These are new reissues in EMI Classics's Opera Series. The discs are enclosed in envelopes, which in turn are enclosed in a fairly study cardboard box. Each booklet contains cast and track listings, and an essay, but no texts and translations. The accompanying materials indicate that these are available online, but if you go to EMI's website, you'll find that the they are not there because of "copyright problems." (The label promises to send you a pdf copy if you email them. I didn't bother.) I thought the juxtaposition of Boris Godunov and Peter Grimes was irresistible, because both operas are about men who are believed to have caused the death of boys – in the case of the former, a potential rival to the throne, and in the case of the latter, two fishing apprentices.
Unless you hunt inside the accompanying booklet, there is no mention of what makes the recording of Boris Godunov special: it is one of the few (and the first, I think) to present the opera in Mussorgsky's orchestration, not in the much more common version by Rimsky-Korsakov. There are other textual differences as well, and even though what is presented on these three CDs is a bit of a compromise, it is closer to Mussorgsky's original thoughts than most recordings are. Rimsky-Korsakov "colorized" the score. Mussorgsky's scoring feels thinner in texture, and lighter in color. In many scenes, this Boris Godunov sounds almost like a chamber opera.
This recording, which dates from August 1976, was made in Poland, and most of the cast is Polish. Talvela was a Finn, of course, but Finland and Russia have as much shared history as Poland and Russia, so there are no stylistic concerns here. Besides, Talvela was one of the great interpreters of the title role, including at the Metropolitan Opera. His Boris is less imposing than some, but more human, and he doesn't overdo the drama, which means that in the big moments when he gives a little more (the Clock Scene, Boris's death), the impact is that much greater. This is a thoughtful, sensitive portrayal, solidly sung, and lacking only the charisma of a Chaliapin or a Christoff … if charisma is what you are looking for. Returning to Grigory/Dimitri 24 years after he recorded it with the aforementioned Christoff (the monaural version on EMI), Nicolai Gedda's voice is hardly any worse for wear, and now he registers the character's development more clearly. Kinasz is an average Marina, but Hiolski is a memorably oily Rangoni. Haugland and Pustelak don't turn Varlaam and Missail into caricatures, and Toczyska is a good hostess.

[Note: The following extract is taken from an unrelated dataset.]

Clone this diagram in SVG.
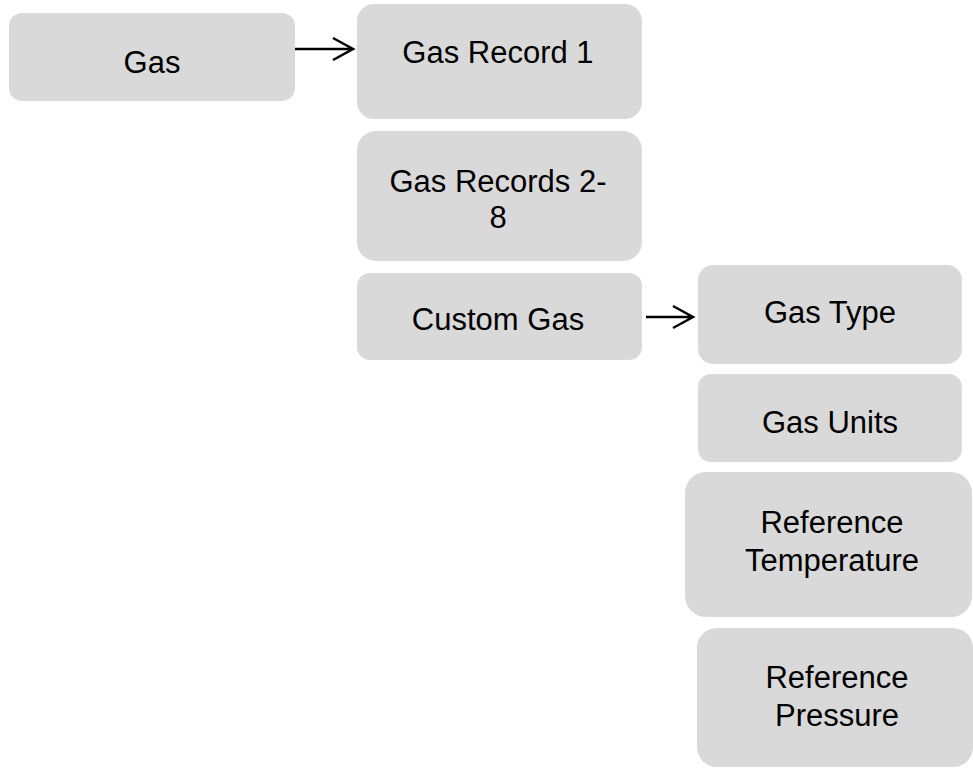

The Simpleton (Paulos Raptis) is unacceptably whiny, however, and the Fyodor of Wiera Baniewicz doesn't sound boyish in the least. All in all, it's a good cast, but hardly a memorable one, with the exception of Hiolski, Gedda, and (much of the time) Talvela.
Semkow's conducting has been criticized for its dullness and slowness. Indeed, his tempos are slow, but there's plenty of atmosphere here, even if it is a million shades of gray. Certainly that has much to do with the composer as it does with the conductor. The Polish orchestra and (especially) choirs do excellent work, and the recording is detailed and doesn't show its age at all.
For years, recordings of Peter Grimes were dominated by the composer's own version (with Peter Pears in the title role), and the one conducted by Sir Colin Davis (with Jon Vickers). Both Pears and Vickers had very distinctive voices – and equally distinctive interpretations – and I think perhaps others tenors were intimidated by their legacies, and consequently stayed away from this role. Today, that no longer seems to be a factor. Anthony Rolfe Johnson was one of the first tenors to make his own mark on Peter Grimes in the post-Pears, post-Vickers era. This recording dates from June 1992 and is, in its own way, as good as its predecessors.
Rolfe Johnson allows Grimes to be a more sympathetic figure – more a victim of bad lack, his own ambition, and the Borough's prejudices than someone who is evil or ethically corrupt. From his very first notes, this is a Grimes who is sensitive, and even well-spoken. Arguably, his voice is more handsome than Pears's and Vickers's, and he has no difficulty wrapping it around the role. Finally one can understand what Ellen Orford sees in him. In that role, Felicity Lott is similarly refined. One wonders how someone like she ended up in the Borough. Her round tone makes the women's quartet in act II and her act III Embroidery Aria particularly affecting. Thomas Allen is a likeably low-key Balstrode. Patricia Payne, who was Mrs. Sedley on the Davis recording, is a vivid Auntie here, and her two "Nieces" are less caricatured than usual. The smaller roles are all handled interestingly and thoughtfully, but without exaggeration.
Haitink's conducting ensures that the sea remains a constant presence in the opera; this is a more symphonic reading than either Britten's or Davis's, yet there's no stinting on the score's human drama. The recording is fine, except the producer went a little overboard with the effects. In the Prologue, hardly anyone can open their mouth without the chorus murmuring or laughing over it. We get the point!
If I were to give these recordings a letter grade, the Peter Grimes would get a solid A-, and the Boris Godunov would receive a respectable B.